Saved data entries
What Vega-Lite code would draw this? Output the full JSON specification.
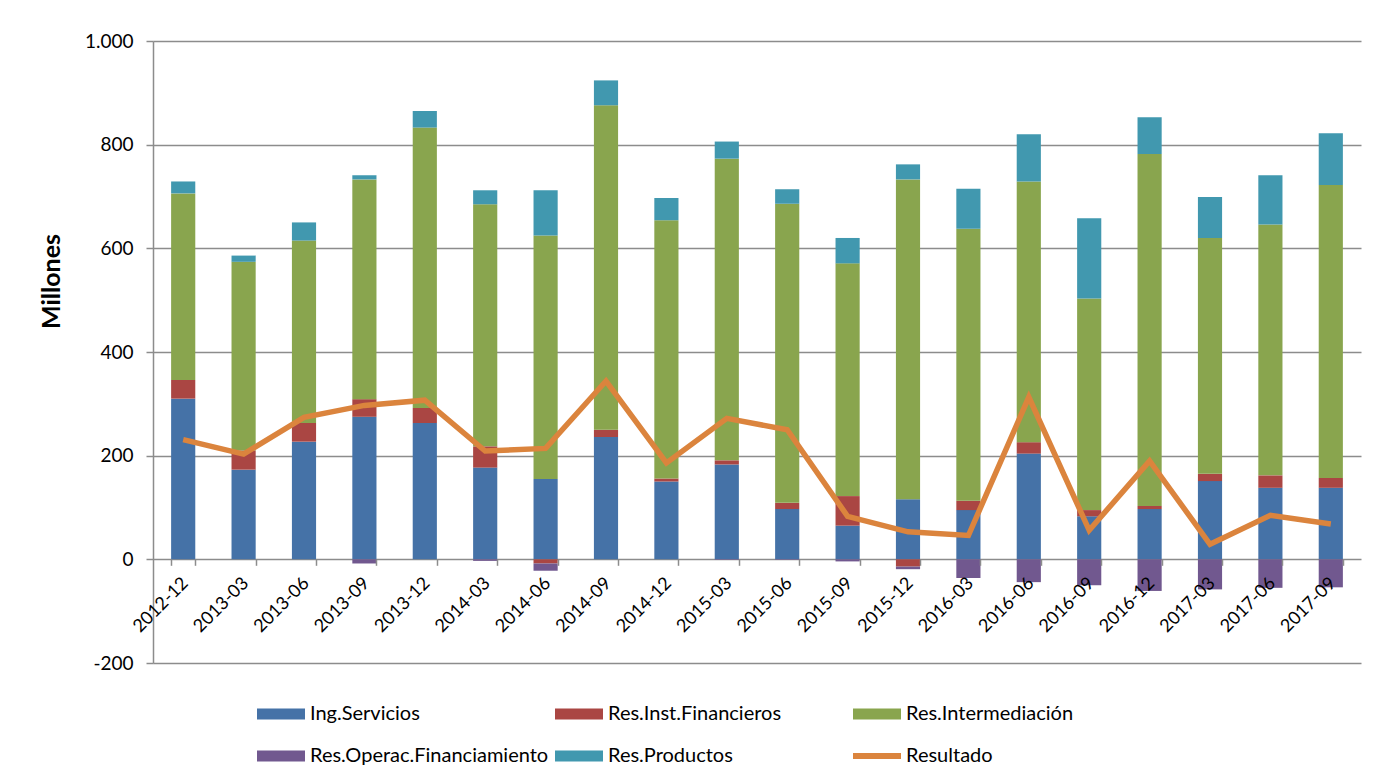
{
  "$schema": "https://vega.github.io/schema/vega-lite/v6.json",
  "width": 1208,
  "height": 622,
  "autosize": {"type": "none"},
  "padding": {"left": 153, "top": 41, "right": 15, "bottom": 117},
  "background": "white",
  "config": {
    "font": "Lato",
    "view": {"stroke": null},
    "axis": {"labelColor": "black", "titleColor": "black", "domainColor": "#8c8c8c", "tickColor": "#8c8c8c", "gridColor": "#8c8c8c", "domainWidth": 1.5, "tickWidth": 1.5, "gridWidth": 1.5}
  },
  "data": {
    "values": [
      {"p": "2012-12", "s": "Ing.Servicios", "v": 310}, {"p": "2012-12", "s": "Res.Inst.Financieros", "v": 36}, {"p": "2012-12", "s": "Res.Intermediación", "v": 360}, {"p": "2012-12", "s": "Res.Operac.Financiamiento", "v": 0}, {"p": "2012-12", "s": "Res.Productos", "v": 23}, {"p": "2012-12", "s": "Resultado", "v": 231},
      {"p": "2013-03", "s": "Ing.Servicios", "v": 173}, {"p": "2013-03", "s": "Res.Inst.Financieros", "v": 37}, {"p": "2013-03", "s": "Res.Intermediación", "v": 364}, {"p": "2013-03", "s": "Res.Operac.Financiamiento", "v": 0}, {"p": "2013-03", "s": "Res.Productos", "v": 12}, {"p": "2013-03", "s": "Resultado", "v": 203},
      {"p": "2013-06", "s": "Ing.Servicios", "v": 227}, {"p": "2013-06", "s": "Res.Inst.Financieros", "v": 36}, {"p": "2013-06", "s": "Res.Intermediación", "v": 352}, {"p": "2013-06", "s": "Res.Operac.Financiamiento", "v": 0}, {"p": "2013-06", "s": "Res.Productos", "v": 35}, {"p": "2013-06", "s": "Resultado", "v": 274},
      {"p": "2013-09", "s": "Ing.Servicios", "v": 275}, {"p": "2013-09", "s": "Res.Inst.Financieros", "v": 34}, {"p": "2013-09", "s": "Res.Intermediación", "v": 424}, {"p": "2013-09", "s": "Res.Operac.Financiamiento", "v": -8}, {"p": "2013-09", "s": "Res.Productos", "v": 8}, {"p": "2013-09", "s": "Resultado", "v": 297},
      {"p": "2013-12", "s": "Ing.Servicios", "v": 263}, {"p": "2013-12", "s": "Res.Inst.Financieros", "v": 29}, {"p": "2013-12", "s": "Res.Intermediación", "v": 541}, {"p": "2013-12", "s": "Res.Operac.Financiamiento", "v": 0}, {"p": "2013-12", "s": "Res.Productos", "v": 32}, {"p": "2013-12", "s": "Resultado", "v": 307},
      {"p": "2014-03", "s": "Ing.Servicios", "v": 177}, {"p": "2014-03", "s": "Res.Inst.Financieros", "v": 41}, {"p": "2014-03", "s": "Res.Intermediación", "v": 467}, {"p": "2014-03", "s": "Res.Operac.Financiamiento", "v": -3}, {"p": "2014-03", "s": "Res.Productos", "v": 27}, {"p": "2014-03", "s": "Resultado", "v": 209},
      {"p": "2014-06", "s": "Ing.Servicios", "v": 155}, {"p": "2014-06", "s": "Res.Inst.Financieros", "v": -8}, {"p": "2014-06", "s": "Res.Intermediación", "v": 470}, {"p": "2014-06", "s": "Res.Operac.Financiamiento", "v": -14}, {"p": "2014-06", "s": "Res.Productos", "v": 87}, {"p": "2014-06", "s": "Resultado", "v": 214},
      {"p": "2014-09", "s": "Ing.Servicios", "v": 236}, {"p": "2014-09", "s": "Res.Inst.Financieros", "v": 14}, {"p": "2014-09", "s": "Res.Intermediación", "v": 626}, {"p": "2014-09", "s": "Res.Operac.Financiamiento", "v": 0}, {"p": "2014-09", "s": "Res.Productos", "v": 48}, {"p": "2014-09", "s": "Resultado", "v": 344},
      {"p": "2014-12", "s": "Ing.Servicios", "v": 150}, {"p": "2014-12", "s": "Res.Inst.Financieros", "v": 6}, {"p": "2014-12", "s": "Res.Intermediación", "v": 498}, {"p": "2014-12", "s": "Res.Operac.Financiamiento", "v": 0}, {"p": "2014-12", "s": "Res.Productos", "v": 43}, {"p": "2014-12", "s": "Resultado", "v": 186},
      {"p": "2015-03", "s": "Ing.Servicios", "v": 183}, {"p": "2015-03", "s": "Res.Inst.Financieros", "v": 8}, {"p": "2015-03", "s": "Res.Intermediación", "v": 582}, {"p": "2015-03", "s": "Res.Operac.Financiamiento", "v": -1}, {"p": "2015-03", "s": "Res.Productos", "v": 33}, {"p": "2015-03", "s": "Resultado", "v": 272},
      {"p": "2015-06", "s": "Ing.Servicios", "v": 97}, {"p": "2015-06", "s": "Res.Inst.Financieros", "v": 12}, {"p": "2015-06", "s": "Res.Intermediación", "v": 577}, {"p": "2015-06", "s": "Res.Operac.Financiamiento", "v": -1}, {"p": "2015-06", "s": "Res.Productos", "v": 28}, {"p": "2015-06", "s": "Resultado", "v": 250},
      {"p": "2015-09", "s": "Ing.Servicios", "v": 65}, {"p": "2015-09", "s": "Res.Inst.Financieros", "v": 57}, {"p": "2015-09", "s": "Res.Intermediación", "v": 449}, {"p": "2015-09", "s": "Res.Operac.Financiamiento", "v": -4}, {"p": "2015-09", "s": "Res.Productos", "v": 49}, {"p": "2015-09", "s": "Resultado", "v": 83},
      {"p": "2015-12", "s": "Ing.Servicios", "v": 116}, {"p": "2015-12", "s": "Res.Inst.Financieros", "v": -14}, {"p": "2015-12", "s": "Res.Intermediación", "v": 617}, {"p": "2015-12", "s": "Res.Operac.Financiamiento", "v": -5}, {"p": "2015-12", "s": "Res.Productos", "v": 29}, {"p": "2015-12", "s": "Resultado", "v": 53},
      {"p": "2016-03", "s": "Ing.Servicios", "v": 95}, {"p": "2016-03", "s": "Res.Inst.Financieros", "v": 18}, {"p": "2016-03", "s": "Res.Intermediación", "v": 525}, {"p": "2016-03", "s": "Res.Operac.Financiamiento", "v": -36}, {"p": "2016-03", "s": "Res.Productos", "v": 77}, {"p": "2016-03", "s": "Resultado", "v": 46},
      {"p": "2016-06", "s": "Ing.Servicios", "v": 204}, {"p": "2016-06", "s": "Res.Inst.Financieros", "v": 22}, {"p": "2016-06", "s": "Res.Intermediación", "v": 503}, {"p": "2016-06", "s": "Res.Operac.Financiamiento", "v": -44}, {"p": "2016-06", "s": "Res.Productos", "v": 91}, {"p": "2016-06", "s": "Resultado", "v": 313},
      {"p": "2016-09", "s": "Ing.Servicios", "v": 83}, {"p": "2016-09", "s": "Res.Inst.Financieros", "v": 12}, {"p": "2016-09", "s": "Res.Intermediación", "v": 408}, {"p": "2016-09", "s": "Res.Operac.Financiamiento", "v": -50}, {"p": "2016-09", "s": "Res.Productos", "v": 155}, {"p": "2016-09", "s": "Resultado", "v": 56},
      {"p": "2016-12", "s": "Ing.Servicios", "v": 97}, {"p": "2016-12", "s": "Res.Inst.Financieros", "v": 6}, {"p": "2016-12", "s": "Res.Intermediación", "v": 679}, {"p": "2016-12", "s": "Res.Operac.Financiamiento", "v": -61}, {"p": "2016-12", "s": "Res.Productos", "v": 71}, {"p": "2016-12", "s": "Resultado", "v": 190},
      {"p": "2017-03", "s": "Ing.Servicios", "v": 151}, {"p": "2017-03", "s": "Res.Inst.Financieros", "v": 14}, {"p": "2017-03", "s": "Res.Intermediación", "v": 455}, {"p": "2017-03", "s": "Res.Operac.Financiamiento", "v": -58}, {"p": "2017-03", "s": "Res.Productos", "v": 79}, {"p": "2017-03", "s": "Resultado", "v": 29},
      {"p": "2017-06", "s": "Ing.Servicios", "v": 138}, {"p": "2017-06", "s": "Res.Inst.Financieros", "v": 24}, {"p": "2017-06", "s": "Res.Intermediación", "v": 484}, {"p": "2017-06", "s": "Res.Operac.Financiamiento", "v": -55}, {"p": "2017-06", "s": "Res.Productos", "v": 95}, {"p": "2017-06", "s": "Resultado", "v": 85},
      {"p": "2017-09", "s": "Ing.Servicios", "v": 138}, {"p": "2017-09", "s": "Res.Inst.Financieros", "v": 19}, {"p": "2017-09", "s": "Res.Intermediación", "v": 565}, {"p": "2017-09", "s": "Res.Operac.Financiamiento", "v": -54}, {"p": "2017-09", "s": "Res.Productos", "v": 100}, {"p": "2017-09", "s": "Resultado", "v": 68}
    ]
  },
  "encoding": {
    "x": {
      "field": "p", "type": "ordinal",
      "scale": {"paddingInner": 0.6, "paddingOuter": 0.3},
      "axis": {"title": null, "offset": -103.7, "zindex": 1, "domain": false, "labelAngle": -45, "labelAlign": "right", "labelBaseline": "middle", "labelFontSize": 18, "labelPadding": 15, "labelOffset": 2, "tickBand": "extent", "tickSize": 6, "grid": false}
    },
    "y": {
      "field": "v", "type": "quantitative",
      "scale": {"domain": [-200, 1000], "nice": false, "zero": false},
      "axis": {"title": "Millones", "titleFontSize": 25, "titleFontWeight": "bold", "titlePadding": 20, "titleY": 240, "values": [-200, 0, 200, 400, 600, 800, 1000], "labelExpr": "datum.value == 1000 ? '1.000' : (datum.value < 0 ? '-' + abs(datum.value) : '' + datum.value)", "labelFontSize": 19, "labelPadding": 13, "tickSize": 7, "grid": true}
    }
  },
  "layer": [
    {
      "transform": [{"filter": "datum.s !== 'Resultado'"}],
      "mark": {"type": "bar", "strokeWidth": 0},
      "encoding": {
        "color": {
          "field": "s", "type": "nominal",
          "scale": {
            "domain": ["Ing.Servicios", "Res.Inst.Financieros", "Res.Intermediación", "Res.Operac.Financiamiento", "Res.Productos", "Resultado"],
            "range": ["#4572A7", "#AA4643", "#89A54E", "#71588F", "#4198AF", "#DB843D"]
          },
          "legend": {
            "orient": "none", "legendX": 104, "legendY": 649, "direction": "horizontal", "columns": 3, "title": null,
            "labelFontSize": 20, "labelColor": "black", "labelLimit": 400, "labelOffset": 5,
            "symbolType": "M-1,-0.23H1V0.23H-1Z", "symbolSize": 2304, "symbolStrokeWidth": 0, "symbolOpacity": 1,
            "columnPadding": 6, "rowPadding": 8, "gridAlign": "all",
            "encode": {"symbols": {"update": {"shape": {"signal": "datum.value === 'Resultado' ? 'M-1,-0.12H1V0.12H-1Z' : 'M-1,-0.23H1V0.23H-1Z'"}}}}
          }
        },
        "order": {"field": "s", "sort": "ascending"}
      }
    },
    {
      "transform": [{"filter": "datum.s === 'Resultado'"}],
      "mark": {"type": "line", "color": "#DB843D", "strokeWidth": 5.5},
      "encoding": {}
    }
  ]
}
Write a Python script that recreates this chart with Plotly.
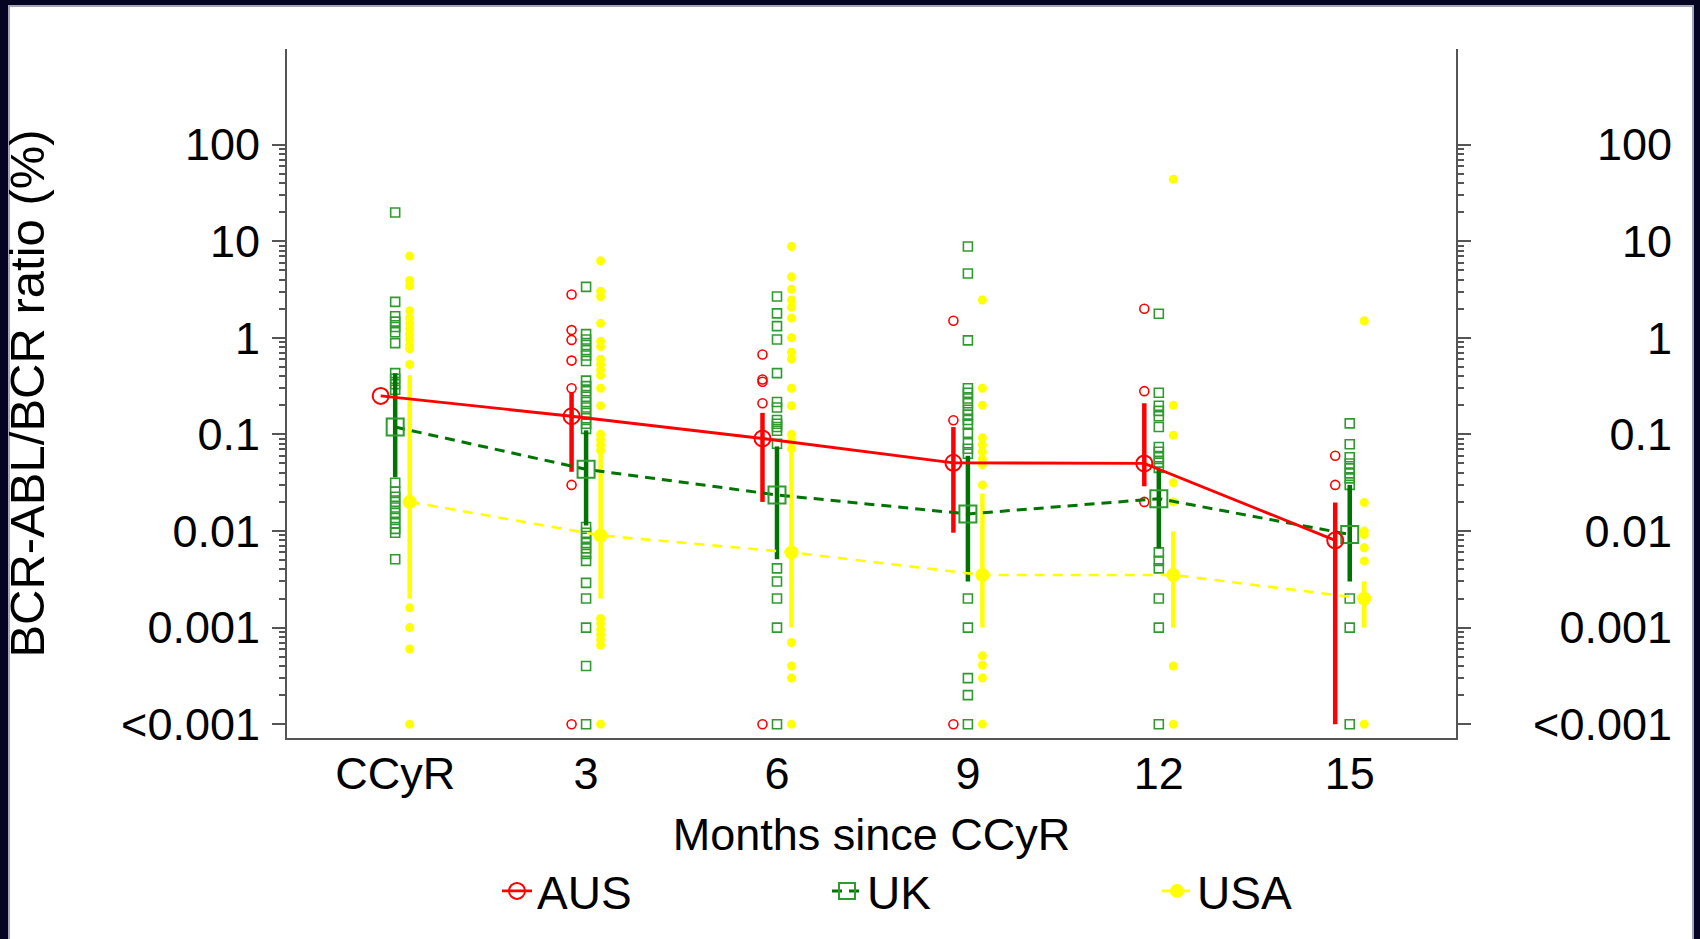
import plotly.graph_objects as go

# ---------------------------------------------------------------- data
months = [0, 3, 6, 9, 12, 15]
month_labels = ["CCyR", "3", "6", "9", "12", "15"]

ytick_vals = [1e-4, 1e-3, 1e-2, 1e-1, 1, 10, 100]
ytick_text = ["<0.001", "0.001", "0.01", "0.1", "1", "10", "100"]

# undetectable results are drawn on the "<0.001" row
LOD = 1e-4

# individual patient ratios (%), one list per time point
aus_points = [
    [],
    [2.8, 1.2, 0.95, 0.58, 0.30, 0.030, LOD],
    [0.67, 0.37, 0.35, 0.21, LOD],
    [1.5, 0.14, LOD],
    [2.0, 0.28, 0.02],
    [0.06, 0.03],
]
uk_points = [
    [19.8, 2.35, 1.67, 1.47, 1.29, 1.14, 0.88, 0.43, 0.376, 0.33, 0.29,
     0.0316, 0.0256, 0.0226, 0.02, 0.0175, 0.0154, 0.0136, 0.012, 0.0105,
     0.0096, 0.0051],
    [3.36, 1.09, 0.96, 0.84, 0.745, 0.655, 0.575, 0.36, 0.316, 0.279, 0.245,
     0.216, 0.19, 0.167, 0.147, 0.129, 0.114, 0.011, 0.0096, 0.0085, 0.0075,
     0.0066, 0.0058, 0.0049, 0.0029, 0.002, 0.001, 0.0004, LOD],
    [2.67, 1.79, 1.32, 0.96, 0.43, 0.216, 0.19, 0.141, 0.129, 0.119, 0.109,
     0.08, 0.0041, 0.003, 0.002, 0.001, LOD],
    [8.8, 4.63, 0.94, 0.30, 0.27, 0.235, 0.21, 0.18, 0.16, 0.141, 0.126,
     0.104, 0.081, 0.071, 0.063, 0.002, 0.001, 0.0003, 0.0002, LOD],
    [1.77, 0.27, 0.198, 0.175, 0.154, 0.119, 0.074, 0.066, 0.058, 0.051,
     0.045, 0.006, 0.0049, 0.0041, 0.002, 0.001, LOD],
    [0.13, 0.079, 0.058, 0.050, 0.0445, 0.0395, 0.035, 0.030, 0.002, 0.001,
     LOD],
]
usa_points = [
    [7.0, 3.92, 3.44, 1.90, 1.60, 1.41, 1.24, 1.09, 0.96, 0.84, 0.77, 0.53,
     0.0016, 0.001, 0.0006, LOD],
    [6.25, 3.03, 2.67, 1.41, 0.92, 0.81, 0.60, 0.53, 0.465, 0.41, 0.30,
     0.198, 0.1, 0.088, 0.078, 0.068, 0.00124, 0.0011, 0.00096, 0.00085,
     0.00075, 0.00066, LOD],
    [8.8, 4.27, 3.17, 2.46, 2.07, 1.6, 1.0, 0.71, 0.60, 0.30, 0.198, 0.1,
     0.085, 0.071, 0.0007, 0.0004, 0.0003, LOD],
    [2.46, 0.30, 0.2, 0.092, 0.078, 0.066, 0.0555, 0.0486, 0.030, 0.00051,
     0.00041, 0.0003, LOD],
    [43.7, 0.2, 0.098, 0.0316, 0.02, 0.0004, LOD],
    [1.5, 0.0197, 0.01, 0.0092, 0.0067, 0.0049, LOD],
]

# summary per time point: centre value and interval
aus_mid = [0.25, 0.154, 0.0906, 0.0508, 0.05, 0.008]
aus_low = [None, 0.041, 0.02, 0.0096, 0.029, LOD]
aus_high = [None, 0.27, 0.167, 0.119, 0.21, 0.0197]

uk_mid = [0.119, 0.0435, 0.0236, 0.015, 0.0216, 0.0092]
uk_low = [0.036, 0.0114, 0.0051, 0.003, 0.0066, 0.003]
uk_high = [0.43, 0.11, 0.075, 0.06, 0.043, 0.03]

usa_mid = [0.02, 0.009, 0.006, 0.0035, 0.0035, 0.002]
usa_low = [0.002, 0.002, 0.001, 0.001, 0.001, 0.001]
usa_high = [0.41, 0.066, 0.07, 0.0245, 0.0099, 0.003]

# ---------------------------------------------------------------- styling
W, H = 1700, 939
L, R, T, B = 287, 1672, 49, 738      # plot-area edges in px
AXIS_RIGHT = 1456                      # right-hand axis line
FRAME = "#050521"
AX = "#555555"
FONT = "Liberation Sans, Arial, Helvetica, sans-serif"

RED = "#ff0000"
GREEN_PT = "#2f9a2f"
GREEN_DK = "#007400"
YELLOW = "#ffff00"

OFF = 0.228   # horizontal nudge (months) separating the three countries

series = [
    dict(name="AUS", pts=aus_points, mid=aus_mid, lo=aus_low, hi=aus_high,
         off=-OFF, pt_marker=dict(symbol="circle-open", size=9, color=RED,
                                  line=dict(width=1.6, color=RED)),
         bar_color=RED,
         mid_marker=dict(symbol="circle-open", size=16, color=RED,
                         line=dict(width=2, color=RED)),
         line=dict(color=RED, width=2.8)),
    dict(name="UK", pts=uk_points, mid=uk_mid, lo=uk_low, hi=uk_high,
         off=0.0, pt_marker=dict(symbol="square-open", size=9, color=GREEN_PT,
                                 line=dict(width=1.6, color=GREEN_PT)),
         bar_color=GREEN_DK,
         mid_marker=dict(symbol="square-open", size=17, color=GREEN_PT,
                         line=dict(width=2, color=GREEN_PT)),
         line=dict(color=GREEN_DK, width=3, dash="10px,7px")),
    dict(name="USA", pts=usa_points, mid=usa_mid, lo=usa_low, hi=usa_high,
         off=OFF, pt_marker=dict(symbol="circle", size=9, color=YELLOW,
                                 line=dict(width=0)),
         bar_color=YELLOW,
         mid_marker=dict(symbol="circle", size=14, color=YELLOW,
                         line=dict(width=0)),
         line=dict(color=YELLOW, width=2.6, dash="10px,8px")),
]

fig = go.Figure()

# individual results
for s in series:
    xs, ys = [], []
    for m, vals in zip(months, s["pts"]):
        xs += [m + s["off"]] * len(vals)
        ys += vals
    fig.add_trace(go.Scatter(x=xs, y=ys, mode="markers", marker=s["pt_marker"],
                             showlegend=False, hoverinfo="skip"))

# interval bars
for s in series:
    xs, ys = [], []
    for m, lo, hi in zip(months, s["lo"], s["hi"]):
        if lo is None or hi is None:
            continue
        xs += [m + s["off"], m + s["off"], None]
        ys += [lo, hi, None]
    fig.add_trace(go.Scatter(x=xs, y=ys, mode="lines",
                             line=dict(color=s["bar_color"], width=4.5),
                             showlegend=False, hoverinfo="skip"))

# connecting lines through the centre values (AUS drawn last, on top)
for s in reversed(series):
    fig.add_trace(go.Scatter(x=[m + s["off"] for m in months], y=s["mid"],
                             mode="lines+markers", name=s["name"],
                             line=s["line"], marker=s["mid_marker"],
                             hoverinfo="skip"))

# carrier for the right-hand tick labels
fig.add_trace(go.Scatter(x=[], y=[], yaxis="y2", showlegend=False,
                         hoverinfo="skip"))

pw = R - L
ph = B - T


def px_x(p):
    return (p - L) / pw


def px_y(p):
    return (B - p) / ph


minor_vals = [k * 10 ** d for d in range(-4, 2) for k in range(2, 10)]
yrange = [-4.143, 2.989]

fig.update_layout(
    width=W, height=H,
    margin=dict(l=L, r=W - R, t=T, b=H - B, pad=0),
    paper_bgcolor=FRAME,
    plot_bgcolor="rgba(0,0,0,0)",
    font=dict(family=FONT, size=45, color="black"),
    xaxis=dict(
        domain=[0, px_x(AXIS_RIGHT)], range=[-1.7, 16.67],
        tickmode="array", tickvals=months, ticktext=month_labels,
        ticks="", showline=True, linecolor=AX, linewidth=2,
        showgrid=False, zeroline=False, automargin=False,
        ticklabelstandoff=-5,
        title=dict(text="Months since CCyR", standoff=20,
                   font=dict(size=45)),
    ),
    yaxis=dict(
        type="log", range=yrange,
        tickmode="array", tickvals=ytick_vals, ticktext=ytick_text,
        ticks="outside", ticklen=13, tickwidth=2, tickcolor=AX,
        showline=True, linecolor=AX, linewidth=2, mirror="allticks",
        minor=dict(tickmode="array", tickvals=minor_vals, ticks="outside",
                   ticklen=6, tickwidth=1.5, tickcolor=AX, showgrid=False),
        showgrid=False, zeroline=False, automargin=False,
        ticklabelstandoff=3,
        title=dict(text="BCR-ABL/BCR ratio (%)", standoff=62,
                   font=dict(size=49)),
    ),
    yaxis2=dict(
        type="log", range=yrange, overlaying="y", anchor="free",
        position=1, side="left",
        tickmode="array", tickvals=ytick_vals, ticktext=ytick_text,
        ticks="", showline=False, showgrid=False, zeroline=False,
        automargin=False,
    ),
    showlegend=True,
    legend=dict(
        orientation="h", x=px_x(497), xanchor="left",
        y=px_y(891), yanchor="middle",
        entrywidth=285, entrywidthmode="pixels",
        font=dict(size=46), bgcolor="rgba(0,0,0,0)",
        traceorder="reversed",
    ),
    shapes=[
        dict(type="rect", layer="below", xref="paper", yref="paper",
             x0=px_x(9), x1=px_x(1693), y0=px_y(6), y1=px_y(H + 5),
             fillcolor="white", line=dict(color="#a4a4bc", width=2)),
    ],
)

fig.write_html("out.html")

SHORT EXERCISE →
From the listing above, pick out every line containing "this".

EXERCISE RESULT →
What Vega-Lite code would draw this? Output the full JSON specification.
Write a Python script that recreates this chart with Plotly.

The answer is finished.